== Recorded information ==
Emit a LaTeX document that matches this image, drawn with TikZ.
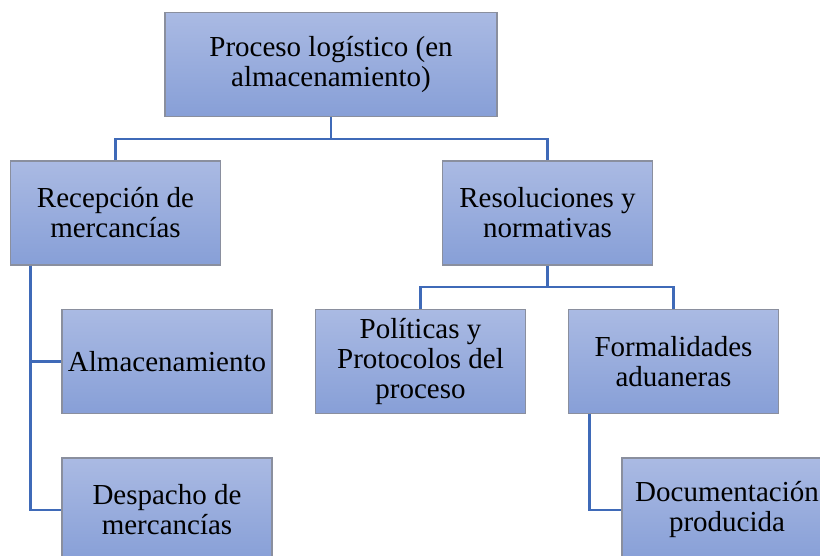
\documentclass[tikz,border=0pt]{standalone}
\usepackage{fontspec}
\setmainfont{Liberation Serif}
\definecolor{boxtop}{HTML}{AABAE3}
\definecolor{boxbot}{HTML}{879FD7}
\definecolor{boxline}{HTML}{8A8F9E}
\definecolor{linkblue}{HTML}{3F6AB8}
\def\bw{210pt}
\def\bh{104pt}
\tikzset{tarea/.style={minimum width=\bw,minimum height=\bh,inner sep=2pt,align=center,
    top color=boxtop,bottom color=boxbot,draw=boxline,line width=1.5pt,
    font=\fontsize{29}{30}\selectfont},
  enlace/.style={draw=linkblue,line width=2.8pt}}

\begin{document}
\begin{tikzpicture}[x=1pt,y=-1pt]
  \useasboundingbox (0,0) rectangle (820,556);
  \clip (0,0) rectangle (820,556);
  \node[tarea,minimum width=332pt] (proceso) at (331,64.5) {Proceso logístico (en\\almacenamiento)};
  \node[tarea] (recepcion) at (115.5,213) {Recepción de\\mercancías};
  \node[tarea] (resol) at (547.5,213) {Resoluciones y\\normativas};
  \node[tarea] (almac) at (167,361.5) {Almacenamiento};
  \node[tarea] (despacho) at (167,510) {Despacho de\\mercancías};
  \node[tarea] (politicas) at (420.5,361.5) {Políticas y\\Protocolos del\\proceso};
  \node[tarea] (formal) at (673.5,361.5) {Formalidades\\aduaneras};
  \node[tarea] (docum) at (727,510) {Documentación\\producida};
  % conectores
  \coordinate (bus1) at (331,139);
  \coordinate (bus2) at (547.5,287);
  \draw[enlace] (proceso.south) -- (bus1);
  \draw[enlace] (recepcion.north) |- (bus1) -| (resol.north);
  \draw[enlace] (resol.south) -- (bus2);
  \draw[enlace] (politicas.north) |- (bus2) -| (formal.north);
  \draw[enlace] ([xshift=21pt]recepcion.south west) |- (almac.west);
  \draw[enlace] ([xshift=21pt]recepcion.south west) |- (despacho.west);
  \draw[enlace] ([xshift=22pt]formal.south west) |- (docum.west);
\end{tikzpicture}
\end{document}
===
§ **What you are asked to do**:
Repeat the data exactly, dropping every picture it holds.

§ **Task response**:
Emit a LaTeX document that matches this image, drawn with TikZ.
\documentclass[tikz,border=0pt]{standalone}
\usepackage{fontspec}
\setmainfont{Liberation Serif}
\definecolor{boxtop}{HTML}{AABAE3}
\definecolor{boxbot}{HTML}{879FD7}
\definecolor{boxline}{HTML}{8A8F9E}
\definecolor{linkblue}{HTML}{3F6AB8}
\def\bw{210pt}
\def\bh{104pt}
\tikzset{tarea/.style={minimum width=\bw,minimum height=\bh,inner sep=2pt,align=center,
    top color=boxtop,bottom color=boxbot,draw=boxline,line width=1.5pt,
    font=\fontsize{29}{30}\selectfont},
  enlace/.style={draw=linkblue,line width=2.8pt}}

\begin{document}
\begin{tikzpicture}[x=1pt,y=-1pt]
  \useasboundingbox (0,0) rectangle (820,556);
  \clip (0,0) rectangle (820,556);
  \node[tarea,minimum width=332pt] (proceso) at (331,64.5) {Proceso logístico (en\\almacenamiento)};
  \node[tarea] (recepcion) at (115.5,213) {Recepción de\\mercancías};
  \node[tarea] (resol) at (547.5,213) {Resoluciones y\\normativas};
  \node[tarea] (almac) at (167,361.5) {Almacenamiento};
  \node[tarea] (despacho) at (167,510) {Despacho de\\mercancías};
  \node[tarea] (politicas) at (420.5,361.5) {Políticas y\\Protocolos del\\proceso};
  \node[tarea] (formal) at (673.5,361.5) {Formalidades\\aduaneras};
  \node[tarea] (docum) at (727,510) {Documentación\\producida};
  % conectores
  \coordinate (bus1) at (331,139);
  \coordinate (bus2) at (547.5,287);
  \draw[enlace] (proceso.south) -- (bus1);
  \draw[enlace] (recepcion.north) |- (bus1) -| (resol.north);
  \draw[enlace] (resol.south) -- (bus2);
  \draw[enlace] (politicas.north) |- (bus2) -| (formal.north);
  \draw[enlace] ([xshift=21pt]recepcion.south west) |- (almac.west);
  \draw[enlace] ([xshift=21pt]recepcion.south west) |- (despacho.west);
  \draw[enlace] ([xshift=22pt]formal.south west) |- (docum.west);
\end{tikzpicture}
\end{document}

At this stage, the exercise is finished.